Saturday, 29 August 2015

The end of summer?


Holidays for me this summer have been just a week away in London - so I shall be planning something for the autumn. But you can pack a lot into one week in the capital, if you can cope with not having the most relaxing of times. The weather is quite different too: while in our area we seem to have had whatever has been blown in from the Atlantic, in London the weather systems were coming in from the continent - some very heavy rain, but significantly warmer rain!

The people are quite different too - in their mix of colours, cultures and languages. By comparison the North-East is quite monochrome, certainly in our corner of County Durham. Just this morning there was a news item that the population of Britain now includes more than eight million people who were born overseas. You wouldn’t know that from looking around here - but it doesn’t stop folk being fearful of still more people arriving from abroad.
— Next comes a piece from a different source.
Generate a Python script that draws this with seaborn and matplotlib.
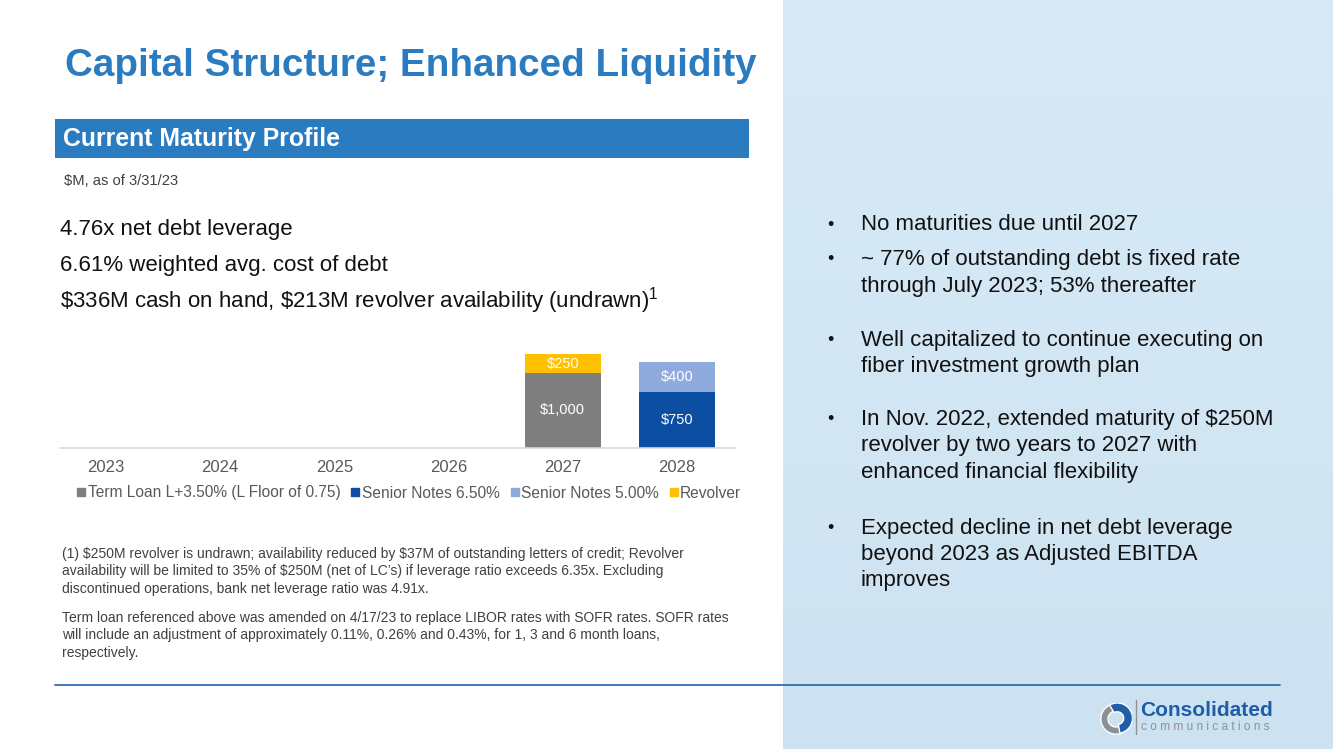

 “Migrant” is probably going to be one of the terms most heavily-used in the media this year. From TV and the press you’d think that our country was under siege from millions of people seeking to come in and grab all the benefits they can and ruin our way of life. In fact there are a couple of thousand in the makeshift camps near Calais, trying to cross the Channel. It’s a significant number and testing for lorry drivers and holiday-makers, but we don’t think much about the local people for whom they are a fact of life. Nor about the hundreds of thousands of refugees elsewhere in Italy and Greece - and pushing further north. Germany gave asylum to about 80,000 last year. Turkey has over a million who have fled the horrors of Syria - many trying to cross the Aegean to Europe (and it’s not far from the Turkish coast to the Greek islands). There are a million more in the Lebanon, against a local population of only about four million.

Our response as a nation has been to send more police to Calais and build a better fence. We can keep the “problem” at bay in ways which other nations can’t. But we need to remember that these are not merely “migrants,” still less a “swarm” as they have been described. They are people. Visiting the Imperial War Museum in London, I got less than half way round the World War I section. Its displays describe life in this country before that war when average life expectancy was only 54 for women and 50 for men - and only 30 in the East End. 1% controlled 70% of the wealth. And one in every 20 people emigrated in search of “a better life.” We were a migrant people in those days. Can we at least recognise the common humanity of those whose plight is so desperate now?